[cfe-users] Memory accesses to struct variables in LLVM IR
David Blaikie via cfe-users
cfe-users at lists.llvm.org
Thu Feb 11 08:24:26 PST 2016
On Thu, Feb 11, 2016 at 7:25 AM, Simona Simona via cfe-users <
cfe-users at lists.llvm.org> wrote:
> Hi,
>
> I'm using clang 3.4 to generate the bitcode of a C source file.
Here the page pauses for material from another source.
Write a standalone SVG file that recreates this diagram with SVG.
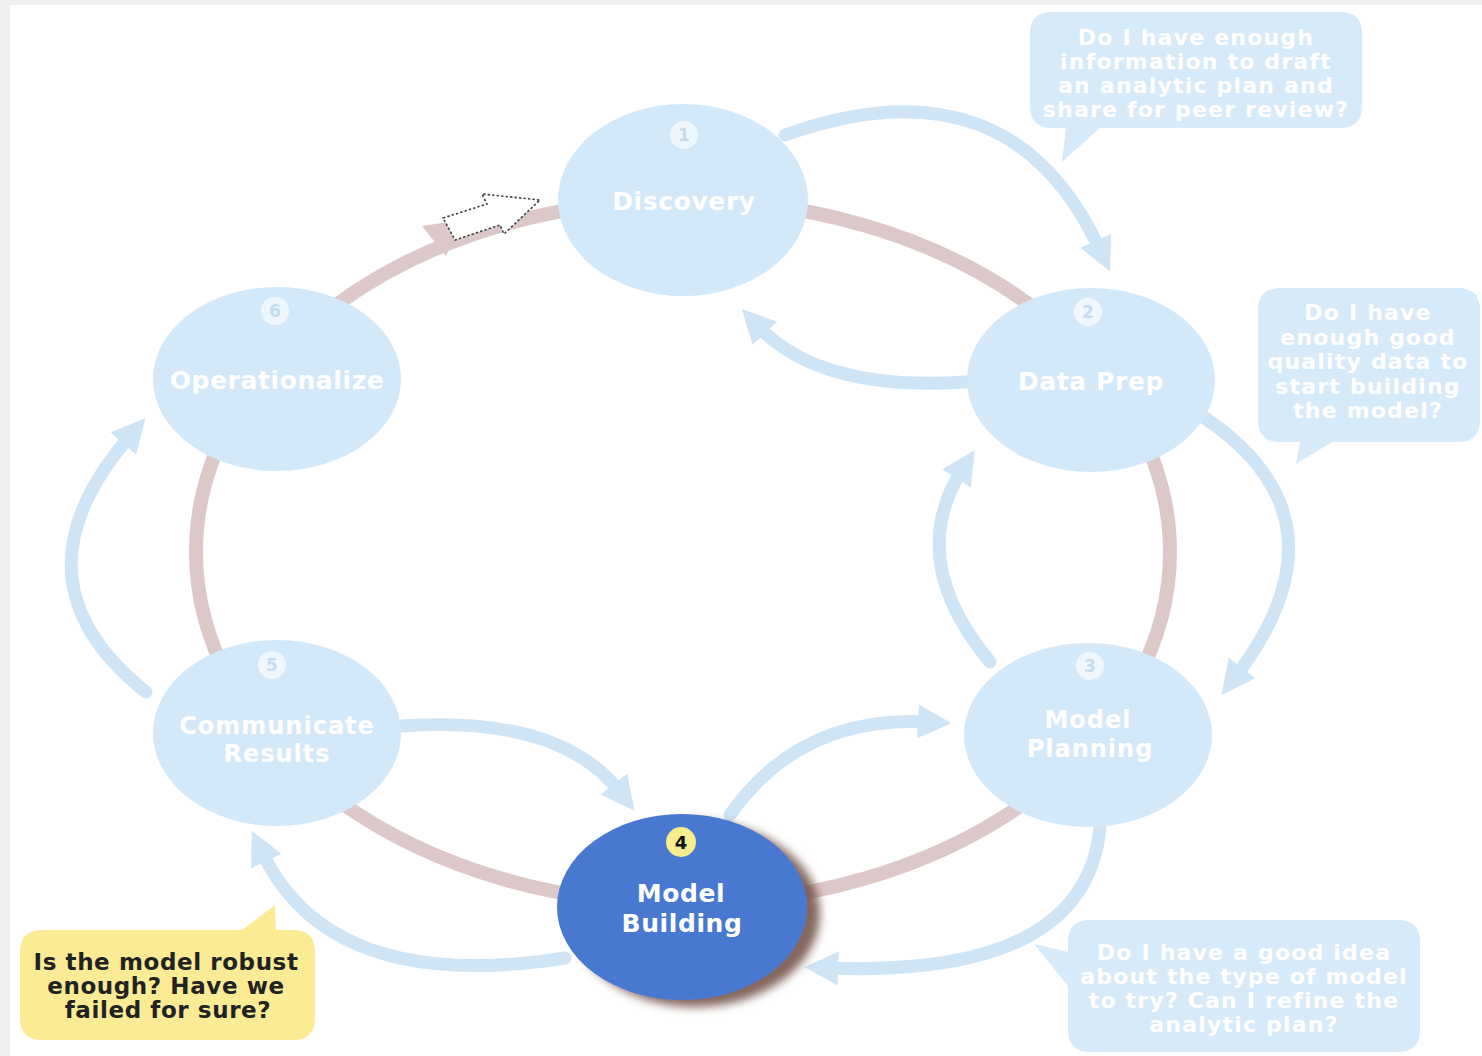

> The source file is the following:
>
> typedef struct __attribute__ ((__packed__)) { float x, y; } myType;
> myType make_float2(float x, float y) { myType f = { x, y }; return f; }
>
> int main(int argc, char* argv[])
> {
> myType myVar[5];
>
> for(int i=0;i<5;i++)
> myVar[i] = make_float2(i,i);
>
> return(myVar[1].x);
> }
>
> The bitcode is generated using the following command:
> clang -c -emit-llvm -O0 -fno-vectorize -fno-slp-vectorize
> -fno-lax-vector-conversions main.c -o main.bc
>
> target triple = "x86_64-unknown-linux-gnu"
>
> %struct.myType = type <{ float, float }>
>
> ; Function Attrs: nounwind uwtable
> define <2 x float> @_Z11make_float2ff(float %x, float %y) #0 {
> entry:
> %retval = alloca %struct.myType, align 1
> %x1 = getelementptr inbounds %struct.myType* %retval, i32 0, i32 0
> store float %x, float* %x1, align 1
> %y2 = getelementptr inbounds %struct.myType* %retval, i32 0, i32 1
> store float %y, float* %y2, align 1
> %0 = bitcast %struct.myType* %retval to <2 x float>*
> %1 = load <2 x float>* %0, align 1
> ret <2 x float> %1
> }
>
> ; Function Attrs: nounwind uwtable
> define i32 @main(i32 %argc, i8** %argv) #0 {
> entry:
> %myVar = alloca [100 x %struct.myType], align 16
>
Looks like your IR corresponds to an array of length 100, not 5 as in your
source, but that's not too important
> * %ref.tmp = alloca %struct.myType, align 1*
> br label %for.cond
>
> for.cond: ; preds = %for.inc,
> %entry
> %i.0 = phi i32 [ 0, %entry ], [ %inc, %for.inc ]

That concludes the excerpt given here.